My husband and I were having lunch in a restaurant with Samantha, our four-year-old granddaughter. While we were awaiting service, we noticed she was chewing gum.
“Where did you get the gum? “ We asked.
“From under the table,” she replied triumphantly.
Until then, we never thought about gum disposal— especially how to get rid of it secretly and fast.
Chewing gum is a major littering problem second only to cigarettes. As smoking has declined, ashtrays have disappeared. Other receptacles which might receive gum are rarely available. So what do you do with your chewed wad?
It is a sticky situation.
Research by Statisa, a German Company specializing in consumer data and marketing, reports global chewing gum sales are 32 billion US dollars a year. Asians are the champion chewers, spending an estimated 187 billion hours chewing 60,000 tons of gum. The US National Institutes of Health says Americans chew a piece of gum for 30 minutes.
The gum being masticated by the multitudes is, unfortunately, not biodegradable. The piece a Japanese person chews today could show up in the future in the belly of a fish swimming in the Atlantic ocean.
The gum our great grandparents chewed was made out of biodegradable chicle, sap from trees in Central America. The majority of gum today is made out of synthetic chicle, basically plastic with artificial flavors and artificial coloring. If you check my Consumer’s Dictionary of Food Additives (Crown Publisher), you will see information about other ordinary gum ingredients such as Yellow No5, Red 40, aspartame. BHT and corn syrup.
Gum manufacturers do not have to reveal their “gum base” because the FDA allows them to keep it a secret. However, it is known that what gives gum its chewiness is butyl rubber, the same stuff used to line tractor tires and other oversize industrial rubber goods.

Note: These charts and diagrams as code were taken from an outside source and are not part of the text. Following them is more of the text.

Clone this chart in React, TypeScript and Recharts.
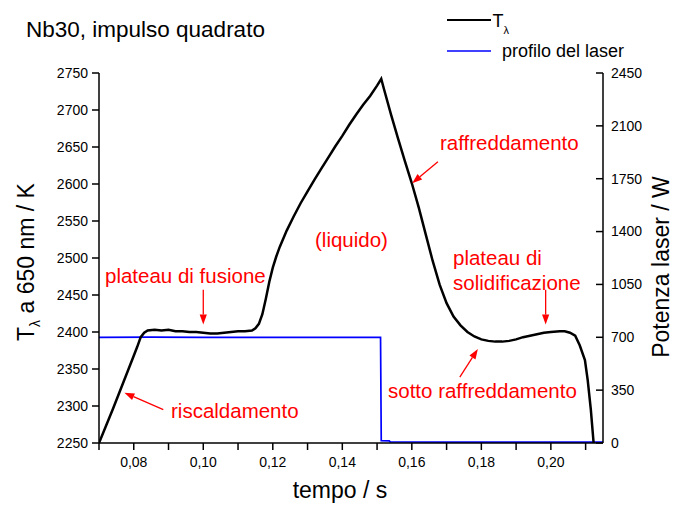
import React from 'react';
import { ComposedChart, Line, XAxis, YAxis, ReferenceLine } from 'recharts';

// Pyrometer temperature T_lambda (K) versus time (s)
const tempoT = [
  0.07, 0.072, 0.074, 0.076, 0.078, 0.08, 0.081, 0.082, 0.083, 0.084, 0.086, 0.088, 0.09, 0.092,
  0.094, 0.096, 0.098, 0.1, 0.102, 0.104, 0.106, 0.108, 0.11, 0.112, 0.114, 0.115, 0.116, 0.117,
  0.118, 0.119, 0.12, 0.121, 0.122, 0.124, 0.126, 0.128, 0.13, 0.132, 0.134, 0.136, 0.138, 0.14,
  0.142, 0.144, 0.146, 0.148, 0.15, 0.1512, 0.152, 0.154, 0.156, 0.158, 0.16, 0.162, 0.164, 0.166,
  0.168, 0.17, 0.172, 0.174, 0.176, 0.178, 0.18, 0.182, 0.184, 0.186, 0.188, 0.19, 0.192, 0.194,
  0.196, 0.198, 0.2, 0.2026, 0.204, 0.2055, 0.207, 0.2083, 0.2098, 0.2106, 0.2115, 0.2123,
];
const temperaturaK = [
  2250, 2273, 2296, 2320, 2344, 2368, 2380, 2393, 2399, 2402, 2403, 2402, 2403, 2401,
  2401, 2400, 2400, 2399, 2398, 2398, 2399, 2400, 2401, 2401, 2402, 2405, 2411, 2424,
  2445, 2468, 2487, 2502, 2515, 2537, 2556, 2574, 2590, 2606, 2621, 2636, 2651, 2665,
  2680, 2694, 2707, 2719, 2733, 2742, 2728, 2694, 2662, 2631, 2601, 2568, 2532, 2496,
  2464, 2439, 2421, 2409, 2400, 2394, 2390, 2388, 2387, 2387, 2388, 2390, 2393, 2395,
  2397, 2399, 2400, 2401, 2401, 2399, 2395, 2382, 2362, 2335, 2295, 2250,
];

// Laser power profile (W) versus time (s)
const tempoLaser = [0.07, 0.085, 0.1, 0.12, 0.14, 0.151, 0.1512, 0.1535, 0.1538, 0.17, 0.19, 0.215];
const potenzaW = [700, 701, 700, 699, 700, 700, 15, 14, 7, 6, 6, 6];

const xTicks = [0.07, 0.08, 0.09, 0.1, 0.11, 0.12, 0.13, 0.14, 0.15, 0.16, 0.17, 0.18, 0.19, 0.2, 0.21];
const leftTicks = [2250, 2300, 2350, 2400, 2450, 2500, 2550, 2600, 2650, 2700, 2750];
const rightTicks = [0, 350, 700, 1050, 1400, 1750, 2100, 2450];

// Red annotation arrows, in data units: [t0, T0, t1, T1] (tail -> head)
const frecce = [
  [0.1, 2457, 0.1, 2410],
  [0.0885, 2295, 0.0773, 2318],
  [0.1675, 2630, 0.1601, 2601],
  [0.1985, 2457, 0.1985, 2410],
  [0.1738, 2339, 0.179, 2377],
];

const tempData = tempoT.map((t, i) => ({ t, T: temperaturaK[i] }));
const laserData = tempoLaser.map((t, i) => ({ t, P: potenzaW[i] }));

const FONT = '"Liberation Sans", Arial, sans-serif';
const RED = '#ff0000';

const Arrow = (p: any) => {
  const { x1, y1, x2, y2 } = p;
  const a = Math.atan2(y2 - y1, x2 - x1);
  const L = 10;
  const W = 3.6;
  const bx = x2 - L * Math.cos(a);
  const by = y2 - L * Math.sin(a);
  const nx = -Math.sin(a) * W;
  const ny = Math.cos(a) * W;
  return (
    <g>
      <line x1={x1} y1={y1} x2={bx} y2={by} stroke={RED} strokeWidth={1.3} />
      <polygon points={`${x2},${y2} ${bx + nx},${by + ny} ${bx - nx},${by - ny}`} fill={RED} />
    </g>
  );
};

const RightTick = (props: any) => {
  const { x, y, payload } = props;
  return (
    <g>
      <line x1={x - 15} x2={x - 8} y1={y} y2={y} stroke="#000" strokeWidth={1.5} />
      <text x={x} y={y} dy="0.35em" textAnchor="start" fontSize={14} fontFamily={FONT} fill="#000">
        {payload.value}
      </text>
    </g>
  );
};

const fmtX = (v: number) => (Math.round(v * 100) % 2 === 0 ? v.toFixed(2).replace('.', ',') : '');

export default function App() {
  const redText = { fontSize: 20.5, fontFamily: FONT, fill: RED };
  return (
    <div style={{ position: 'absolute', left: 0, top: 0, width: 675, height: 505, background: '#fff' }}>
      <ComposedChart width={675} height={505} margin={{ top: 73, right: 12, bottom: 32, left: 39 }}>
        <XAxis
          dataKey="t"
          type="number"
          domain={[0.07, 0.215]}
          allowDataOverflow
          ticks={xTicks}
          interval={0}
          tickFormatter={fmtX}
          tickSize={7}
          tickMargin={7}
          height={30}
          axisLine={{ stroke: '#000', strokeWidth: 1.5 }}
          tickLine={{ stroke: '#000', strokeWidth: 1.5 }}
          tick={{ fontSize: 14, fontFamily: FONT, fill: '#000' }}
        />
        <YAxis
          yAxisId="left"
          domain={[2250, 2750]}
          ticks={leftTicks}
          interval={0}
          width={60}
          tickSize={7}
          tickMargin={4}
          axisLine={{ stroke: '#000', strokeWidth: 1.5 }}
          tickLine={{ stroke: '#000', strokeWidth: 1.5 }}
          tick={{ fontSize: 14, fontFamily: FONT, fill: '#000' }}
        />
        <YAxis
          yAxisId="right"
          orientation="right"
          domain={[0, 2450]}
          ticks={rightTicks}
          interval={0}
          width={60}
          tickSize={0}
          tickMargin={8}
          tickLine={false}
          axisLine={{ stroke: '#000', strokeWidth: 1.5 }}
          tick={<RightTick />}
        />
        <Line
          yAxisId="right"
          data={laserData}
          dataKey="P"
          type="linear"
          stroke="#0000ff"
          strokeWidth={1.7}
          dot={false}
          isAnimationActive={false}
        />
        <Line
          yAxisId="left"
          data={tempData}
          dataKey="T"
          type="linear"
          stroke="#000"
          strokeWidth={2.5}
          dot={false}
          isAnimationActive={false}
        />
        {frecce.map((f, i) => (
          <ReferenceLine
            key={i}
            yAxisId="left"
            segment={[{ x: f[0], y: f[1] }, { x: f[2], y: f[3] }]}
            stroke={RED}
            shape={Arrow}
          />
        ))}
      </ComposedChart>
      <svg width={675} height={505} style={{ position: 'absolute', left: 0, top: 0, pointerEvents: 'none' }}>
        <text x={26} y={37} fontSize={22.5} fontFamily={FONT} fill="#000">Nb30, impulso quadrato</text>

        <line x1={447} x2={491} y1={20} y2={20} stroke="#000" strokeWidth={2} />
        <text x={492.5} y={26.7} fontSize={18} fontFamily={FONT} fill="#000">
          T<tspan fontSize={11} dy={7}>λ</tspan>
        </text>
        <line x1={447} x2={491} y1={51} y2={51} stroke="#0000ff" strokeWidth={1.5} />
        <text x={502} y={57} fontSize={18} fontFamily={FONT} fill="#000">profilo del laser</text>

        <text x={340} y={498} textAnchor="middle" fontSize={23} fontFamily={FONT} fill="#000">tempo / s</text>
        <text transform="translate(34, 262) rotate(-90)" textAnchor="middle" fontSize={23} fontFamily={FONT} fill="#000">
          T<tspan fontSize={14} dy={6}>λ</tspan><tspan dy={-6}> a 650 nm / K</tspan>
        </text>
        <text transform="translate(669, 267) rotate(-90)" textAnchor="middle" fontSize={23} fontFamily={FONT} fill="#000">
          Potenza laser / W
        </text>

        <text x={105} y={283} {...redText}>plateau di fusione</text>
        <text x={171} y={418} {...redText}>riscaldamento</text>
        <text x={315} y={247} {...redText}>(liquido)</text>
        <text x={440} y={150} {...redText}>raffreddamento</text>
        <text x={453} y={265} {...redText}>plateau di</text>
        <text x={453} y={290} {...redText}>solidificazione</text>
        <text x={388} y={398} {...redText}>sotto raffreddamento</text>
      </svg>
    </div>
  );
}
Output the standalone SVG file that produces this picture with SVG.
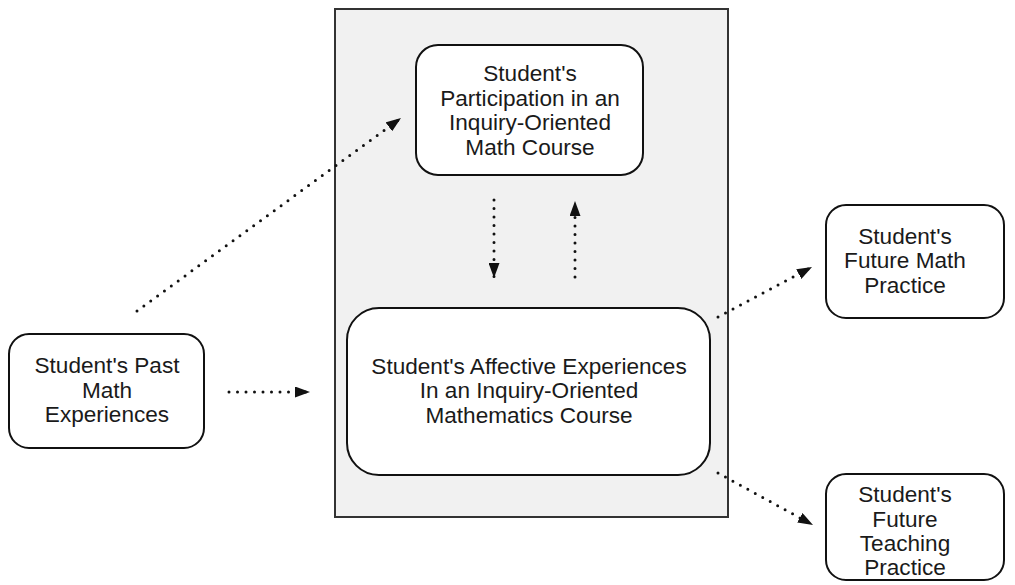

There is hope the gum disposal problem will someday be solved. Scientists, entrepreneurs, and environmentalists are working to find ways to combat gum litter.
Among the most out front is JustOneOcean, a British charity founded by David Jones in 2013. a diver and an underwater photographer, justoneocean.org Jones saw the devastation the human race was causing the oceans. His foundation raises awareness and supports research worldwide to protect the seas for future generations. . The organization recently launched the first shopping mall site in Scotland to transform discarded chewing gum into Frisbees, pencils, and other valuable and re-usable products justoneoceanstore.org
Three researchers Nader Ncim, Namho Kim, and Nanjun Cho wrote an article published in Polymers, (Basel) “From Street to Road: An Innovative Approach to Explore Discarded Chewing Gum As A Performance-Enhancing Modifier for Road Pavement Applications.“ The gum would keep, according to the trio’s conclusion, the asphalt from cracking; The article was first published in 1963, and gum is still not benefiting the streets.
Progress is slow but gaining. New gums such as Glee Gum (gleegum.com) and Simply Gum (simplygum.com) are made from chicle, are biodegradable, and sold online and in environmentally conscious groceries such as Whole Foods.
Some universities and stores have started using “Gum Drop” receptacles scattered about for wads of discarded gum. In the meantime, until the problem of waste gum is solved, wrap your wad in paper and put in a wastebasket. Otherwise, some space kid may find Samantha’s gum under a space table hundreds of years from now and chew it.